Feb 06

So, 5 undersea cables have now mysteriously been severed. Iran’s telecommunications connectivity is almost destroyed. Why on earth is this happening?

Meanwhile, Iran was due to start an international oil trading organization by February 11th, which would allow oil to be traded in currencies other than US dollars.

You know who else started selling oil in currencies other than the US dollar? Iraq, in 2000.

Hmm, what a coincidence.

In case anyone’s missing the significance: the only thing propping up the value of the dollar is that everyone needs oil, and you need dollars to buy oil. If countries could buy all their oil in (say) Euros, they’d stop dealing in dollars, stop lending the US money to run the deficit, and make it impossible to run the US economy as it’s currently being run. Or as the Economist puts it:

A shift towards a looser peg in the GCC would undoubtedly hurt the greenback. At the very least, dollars would be purchased at a slower rate—leading to what Mr Lyons calls “passive diversification”. At worst, the policy might encourage others to follow, sparking panic sales of American assets.
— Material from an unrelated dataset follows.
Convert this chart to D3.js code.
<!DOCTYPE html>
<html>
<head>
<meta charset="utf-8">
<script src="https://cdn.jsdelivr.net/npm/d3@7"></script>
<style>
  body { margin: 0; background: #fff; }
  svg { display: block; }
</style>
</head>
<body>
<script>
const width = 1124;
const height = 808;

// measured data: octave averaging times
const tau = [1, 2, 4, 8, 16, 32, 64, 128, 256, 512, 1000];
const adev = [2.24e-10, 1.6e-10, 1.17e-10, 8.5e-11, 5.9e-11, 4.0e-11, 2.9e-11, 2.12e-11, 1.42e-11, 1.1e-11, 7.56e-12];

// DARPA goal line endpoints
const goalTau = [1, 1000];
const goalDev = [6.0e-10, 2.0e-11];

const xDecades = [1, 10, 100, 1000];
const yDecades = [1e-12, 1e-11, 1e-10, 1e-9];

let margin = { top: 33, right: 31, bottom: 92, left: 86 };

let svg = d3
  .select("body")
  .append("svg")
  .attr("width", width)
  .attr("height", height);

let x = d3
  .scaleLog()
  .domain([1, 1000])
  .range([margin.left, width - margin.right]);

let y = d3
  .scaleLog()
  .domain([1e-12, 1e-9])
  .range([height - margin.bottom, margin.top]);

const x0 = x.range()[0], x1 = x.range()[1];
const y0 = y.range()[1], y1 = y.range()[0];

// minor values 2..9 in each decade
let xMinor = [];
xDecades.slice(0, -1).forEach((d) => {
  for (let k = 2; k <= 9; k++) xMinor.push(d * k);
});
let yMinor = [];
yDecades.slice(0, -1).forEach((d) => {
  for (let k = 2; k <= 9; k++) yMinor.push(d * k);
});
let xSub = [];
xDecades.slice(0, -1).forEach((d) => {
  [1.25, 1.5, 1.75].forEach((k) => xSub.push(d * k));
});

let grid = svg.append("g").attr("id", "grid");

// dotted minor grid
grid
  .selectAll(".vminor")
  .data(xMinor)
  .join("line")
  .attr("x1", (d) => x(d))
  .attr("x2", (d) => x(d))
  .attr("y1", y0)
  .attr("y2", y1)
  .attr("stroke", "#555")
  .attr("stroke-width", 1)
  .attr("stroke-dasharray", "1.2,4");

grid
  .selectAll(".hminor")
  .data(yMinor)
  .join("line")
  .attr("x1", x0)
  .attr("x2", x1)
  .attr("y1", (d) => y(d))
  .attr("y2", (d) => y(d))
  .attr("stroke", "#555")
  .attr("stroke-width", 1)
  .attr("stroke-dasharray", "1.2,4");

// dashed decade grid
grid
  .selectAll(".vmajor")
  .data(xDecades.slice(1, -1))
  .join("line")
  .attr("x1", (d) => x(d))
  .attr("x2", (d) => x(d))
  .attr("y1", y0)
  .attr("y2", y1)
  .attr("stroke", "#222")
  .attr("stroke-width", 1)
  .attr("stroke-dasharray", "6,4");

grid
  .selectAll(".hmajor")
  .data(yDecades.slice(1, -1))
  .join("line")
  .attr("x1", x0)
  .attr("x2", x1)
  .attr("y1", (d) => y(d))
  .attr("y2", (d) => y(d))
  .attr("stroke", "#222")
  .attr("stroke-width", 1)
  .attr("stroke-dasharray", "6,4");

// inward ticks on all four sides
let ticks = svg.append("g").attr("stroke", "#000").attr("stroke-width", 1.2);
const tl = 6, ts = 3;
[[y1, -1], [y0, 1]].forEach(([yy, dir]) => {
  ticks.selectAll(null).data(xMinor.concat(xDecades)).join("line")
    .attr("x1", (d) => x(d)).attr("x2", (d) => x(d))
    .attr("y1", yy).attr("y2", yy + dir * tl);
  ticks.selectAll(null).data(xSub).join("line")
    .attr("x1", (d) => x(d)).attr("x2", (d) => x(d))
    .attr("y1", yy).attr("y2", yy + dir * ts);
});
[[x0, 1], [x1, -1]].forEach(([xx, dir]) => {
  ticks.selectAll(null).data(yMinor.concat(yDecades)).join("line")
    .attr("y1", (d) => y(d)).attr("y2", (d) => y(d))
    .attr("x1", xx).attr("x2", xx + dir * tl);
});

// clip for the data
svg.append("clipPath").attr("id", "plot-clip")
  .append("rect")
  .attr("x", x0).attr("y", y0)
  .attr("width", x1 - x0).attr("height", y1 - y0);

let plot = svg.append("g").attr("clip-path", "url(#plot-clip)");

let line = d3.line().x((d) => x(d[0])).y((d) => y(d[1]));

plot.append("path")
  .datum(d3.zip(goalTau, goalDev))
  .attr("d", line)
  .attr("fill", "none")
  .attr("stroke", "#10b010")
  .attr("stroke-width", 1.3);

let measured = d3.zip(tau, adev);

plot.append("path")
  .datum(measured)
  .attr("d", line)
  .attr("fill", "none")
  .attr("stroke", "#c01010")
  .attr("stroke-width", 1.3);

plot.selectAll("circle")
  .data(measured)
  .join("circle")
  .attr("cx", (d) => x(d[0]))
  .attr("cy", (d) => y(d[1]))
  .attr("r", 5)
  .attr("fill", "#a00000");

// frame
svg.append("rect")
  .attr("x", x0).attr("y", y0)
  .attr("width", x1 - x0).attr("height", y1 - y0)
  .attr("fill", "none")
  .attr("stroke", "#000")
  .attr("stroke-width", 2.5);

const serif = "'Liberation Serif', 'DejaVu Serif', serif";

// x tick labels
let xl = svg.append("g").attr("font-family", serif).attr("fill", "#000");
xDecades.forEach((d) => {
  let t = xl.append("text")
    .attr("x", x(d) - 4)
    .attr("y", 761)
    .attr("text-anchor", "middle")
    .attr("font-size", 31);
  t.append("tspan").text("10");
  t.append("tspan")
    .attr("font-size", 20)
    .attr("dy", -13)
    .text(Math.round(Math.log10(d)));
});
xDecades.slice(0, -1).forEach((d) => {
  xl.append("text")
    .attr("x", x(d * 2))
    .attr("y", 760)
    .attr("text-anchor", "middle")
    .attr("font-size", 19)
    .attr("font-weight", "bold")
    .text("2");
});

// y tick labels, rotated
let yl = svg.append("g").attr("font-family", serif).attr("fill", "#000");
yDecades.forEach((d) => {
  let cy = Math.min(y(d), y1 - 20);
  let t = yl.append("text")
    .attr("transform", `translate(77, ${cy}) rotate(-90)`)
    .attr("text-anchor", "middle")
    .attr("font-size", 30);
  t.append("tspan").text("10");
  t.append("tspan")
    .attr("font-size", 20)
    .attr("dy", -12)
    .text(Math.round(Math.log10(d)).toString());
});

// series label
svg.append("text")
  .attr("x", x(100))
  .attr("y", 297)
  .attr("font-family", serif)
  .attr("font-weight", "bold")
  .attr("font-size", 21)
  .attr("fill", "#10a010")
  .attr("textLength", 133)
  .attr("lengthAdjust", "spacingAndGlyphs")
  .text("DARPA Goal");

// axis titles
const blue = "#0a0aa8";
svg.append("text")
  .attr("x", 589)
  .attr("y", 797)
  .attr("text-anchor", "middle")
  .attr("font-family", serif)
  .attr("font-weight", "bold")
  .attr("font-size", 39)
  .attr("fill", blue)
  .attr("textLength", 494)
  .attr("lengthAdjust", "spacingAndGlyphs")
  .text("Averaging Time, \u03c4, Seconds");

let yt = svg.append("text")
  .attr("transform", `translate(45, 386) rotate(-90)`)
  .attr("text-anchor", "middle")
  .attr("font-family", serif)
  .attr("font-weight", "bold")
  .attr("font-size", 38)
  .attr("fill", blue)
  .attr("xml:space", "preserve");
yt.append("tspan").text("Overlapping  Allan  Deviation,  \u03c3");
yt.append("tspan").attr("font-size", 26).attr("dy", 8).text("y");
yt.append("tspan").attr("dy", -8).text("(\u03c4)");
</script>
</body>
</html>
i.e. a very real chance of the US economy entering another Great Depression.

Feb 01

“I’m the only person in the United States Senate who has been elected four times who has voluntarily refused to ever take one dime of political action committee, special interest money in my elections”

—John Kerry

AP continues the story:

Kerry collected more than $470,000 directly from companies and unions in 2002 [just before those types of donations were outlawed] for his Citizen Soldier Fund, and spent large amounts of it sowing goodwill in key primary states just before Congress banned the use of such “soft money” donations, according to records his group filed with the IRS.
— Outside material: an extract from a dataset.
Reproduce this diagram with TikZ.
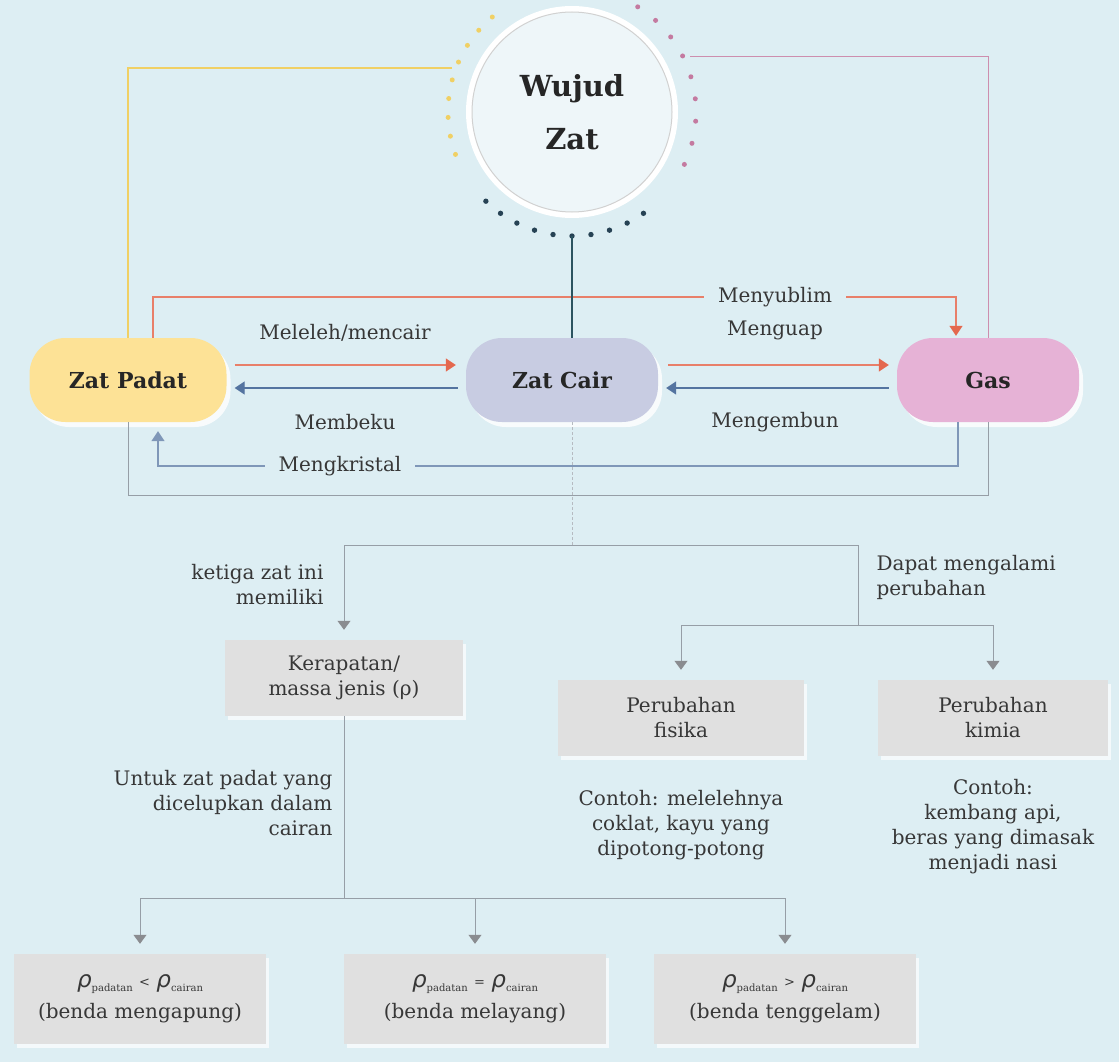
\documentclass[tikz,border=0pt]{standalone}
\usepackage{fontspec}
\usepackage{tikz}
\setmainfont{DejaVu Serif}
\newfontfamily\greekfont{DejaVu Sans}
\usetikzlibrary{arrows.meta,shadows}
\definecolor{bgcolor}{RGB}{221,238,243}
\definecolor{textcolor}{RGB}{55,55,55}
\definecolor{padatcolor}{RGB}{253,226,150}
\definecolor{caircolor}{RGB}{200,204,226}
\definecolor{gascolor}{RGB}{230,178,214}
\definecolor{meltcolor}{RGB}{228,104,78}
\definecolor{freezecolor}{RGB}{84,116,160}
\definecolor{linecolor}{RGB}{150,158,166}
\definecolor{tipcolor}{RGB}{138,140,144}
\definecolor{boxcolor}{RGB}{224,224,224}
\definecolor{yellowdot}{RGB}{240,208,100}
\definecolor{pinkdot}{RGB}{196,122,160}
\definecolor{navydot}{RGB}{38,66,84}
\definecolor{tealcolor}{RGB}{44,84,96}

\newcommand{\dens}[1]{{\fontsize{23}{25}\selectfont\greekfont\itshape ρ}\raisebox{-4pt}{\fontsize{10}{10}\selectfont #1}}
\newcommand{\rel}[1]{\raisebox{1pt}{\fontsize{13}{13}\selectfont #1}}

\tikzset{
  state/.style={rounded corners=36pt, minimum width=192pt, minimum height=84pt,
    font=\fontsize{22}{25}\selectfont\bfseries, text=black!85,
    drop shadow={fill=white, opacity=0.8, shadow xshift=4pt, shadow yshift=-5pt}},
  infobox/.style={fill=boxcolor, minimum height=76pt, align=center,
    font=\fontsize{20}{25}\selectfont, text=textcolor,
    drop shadow={fill=white, opacity=0.7, shadow xshift=3pt, shadow yshift=-4pt}},
  note/.style={font=\fontsize{20}{25}\selectfont, text=textcolor},
  hotarrow/.style={meltcolor!85, line width=1.2pt, -{Triangle[width=13pt,length=10pt,color=meltcolor]}},
  coldarrow/.style={freezecolor, line width=1.2pt, -{Triangle[width=13pt,length=10pt]}},
  greyarrow/.style={linecolor, line width=1pt, -{Triangle[width=13pt,length=9pt,color=tipcolor]}},
  greyline/.style={linecolor, line width=1pt}
}

\begin{document}
\begin{tikzpicture}[x=1pt,y=-1pt]
  \useasboundingbox (0,0) rectangle (1119,1062);
  \fill[bgcolor] (0,0) rectangle (1119,1062);

  % centre circle
  \node[circle, minimum size=206pt, draw=white, line width=6pt, fill=bgcolor!50!white,
        align=center, font=\fontsize{29}{53}\selectfont\bfseries, text=black!85] (wujud) at (572,112) {Wujud\\Zat};
  \draw[black!18, line width=1pt] (wujud.center) circle (100pt);
  \foreach \a in {130,138.75,...,200}
    \fill[yellowdot] (wujud.center) ++(\a:124pt) circle (2.5pt);
  \foreach \a in {58,47.625,...,-25}
    \fill[pinkdot] (wujud.center) ++(\a:124pt) circle (2.5pt);
  \foreach \a in {226,234.8,...,314}
    \fill[navydot] (wujud.center) ++(\a:124pt) circle (2.7pt);

  % the three states
  \node[state, fill=padatcolor, minimum width=197pt] (zp) at (128,380) {Zat Padat};
  \node[state, fill=caircolor] (zc) at (562,380) {Zat Cair};
  \node[state, fill=gascolor, minimum width=182pt] (gas) at (988,380) {Gas};

  \coordinate (ytap) at (452,68);
  \coordinate (ptap) at (690,57);
  \draw[yellowdot, line width=1.2pt] (ytap) -| (zp.north);
  \draw[pinkdot!85!white, line width=1pt] (ptap) -| (gas.north);

  % frame under the states
  \coordinate (frame) at (988,495);
  \draw[greyline] (zp.south) |- (frame) -- (gas.south);

  % changes of state
  \coordinate (sub) at (956,297);
  \draw[hotarrow, shorten >=2pt] ([xshift=25pt]zp.north) |- (sub) -- (sub |- gas.north);
  \node[note, fill=bgcolor, inner xsep=14pt] (lsub) at (775,297) {Menyublim};

  \draw[hotarrow, shorten <=8pt, shorten >=10pt] ([yshift=15pt]zp.east) -- ([yshift=15pt]zc.west);
  \draw[coldarrow, shorten <=8pt, shorten >=8pt] ([yshift=-8pt]zc.west) -- ([yshift=-8pt]zp.east);
  \draw[hotarrow, shorten <=10pt, shorten >=8pt] ([yshift=15pt]zc.east) -- ([yshift=15pt]gas.west);
  \draw[coldarrow, shorten <=8pt, shorten >=8pt] ([yshift=-8pt]gas.west) -- ([yshift=-8pt]zc.east);
  \node[note] (lmelt) at (345,333) {Meleleh/mencair};
  \node[note] (lfreeze) at (345,422) {Membeku};
  \node[note] (lvap) at (775,330) {Menguap};
  \node[note] (lcond) at (775,422) {Mengembun};

  \coordinate (kris) at (158,466);
  \draw[coldarrow, freezecolor!75, shorten >=9pt] ([xshift=-30pt]gas.south) |- (kris) -- (kris |- zp.south);
  \node[note, fill=bgcolor, inner xsep=14pt] (lkris) at (340,466) {Mengkristal};

  \coordinate (wbot) at (572,236);
  \draw[tealcolor, line width=1.2pt] (wbot) -- (wbot |- zc.north);

  % lower part
  \coordinate (split) at (572,545);
  \coordinate (fork) at (858,625);
  \draw[linecolor!70, line width=0.8pt, densely dashed] (wbot |- zc.south) -- (split);

  \node[infobox, minimum width=238pt] (kr) at (344,678) {Kerapatan/\\massa jenis (ρ)};
  \node[infobox, minimum width=246pt] (pf) at (681,718) {Perubahan\\fisika};
  \node[infobox, minimum width=230pt] (pk) at (993,718) {Perubahan\\kimia};

  \draw[greyarrow, shorten >=10pt] (split) -| (kr.north);
  \draw[greyline] (split) -| (fork);
  \draw[greyarrow, shorten >=10pt] (fork) -| (pf.north);
  \draw[greyarrow, shorten >=10pt] (fork) -| (pk.north);

  \node[note, align=right, anchor=east] (nket) at (327,585) {ketiga zat ini\\memiliki};
  \node[note, align=left, anchor=west] (ndap) at (873,577) {Dapat mengalami\\perubahan};
  \node[note, align=right, anchor=east] (nunt) at (336,803) {Untuk zat padat yang\\dicelupkan dalam\\cairan};
  \node[note, align=center] (nfis) at (681,825) {Contoh: melelehnya\\coklat, kayu yang\\dipotong-potong};
  \node[note, align=center] (nkim) at (993,827) {Contoh:\\kembang api,\\beras yang dimasak\\menjadi nasi};

  \node[infobox, minimum width=252pt, minimum height=90pt] (b1) at (140,999) {\dens{padatan} \rel{<} \dens{cairan}\\[6pt](benda mengapung)};
  \node[infobox, minimum width=262pt, minimum height=90pt] (b2) at (475,999) {\dens{padatan} \rel{=} \dens{cairan}\\[6pt](benda melayang)};
  \node[infobox, minimum width=262pt, minimum height=90pt] (b3) at (785,999) {\dens{padatan} \rel{>} \dens{cairan}\\[6pt](benda tenggelam)};

  \coordinate (dip) at (kr.south |- 0,898);
  \draw[greyline] (kr.south) -- (dip);
  \draw[greyarrow, shorten >=10pt] (dip) -| (b1.north);
  \draw[greyarrow, shorten >=10pt] (dip) -| (b2.north);
  \draw[greyarrow, shorten >=10pt] (dip) -| (b3.north);
\end{tikzpicture}
\end{document}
More than $100,000 of those donations came from telecommunications and Internet companies that have had a direct interest in the work of the Senate Commerce, Science and Transportation Committee on which Kerry serves.

For instance, nearly every major cellular phone company donated to Kerry’s committee, including AT&T Wireless ($7,500), Nextel ($5,000), Verizon Wireless ($5,000), T-Mobile ($5,000), and Cingular ($5,000). The head of Internet publishing giant International Data Group gave $50,000, while the chairman of the Google Web site chipped in another $25,000.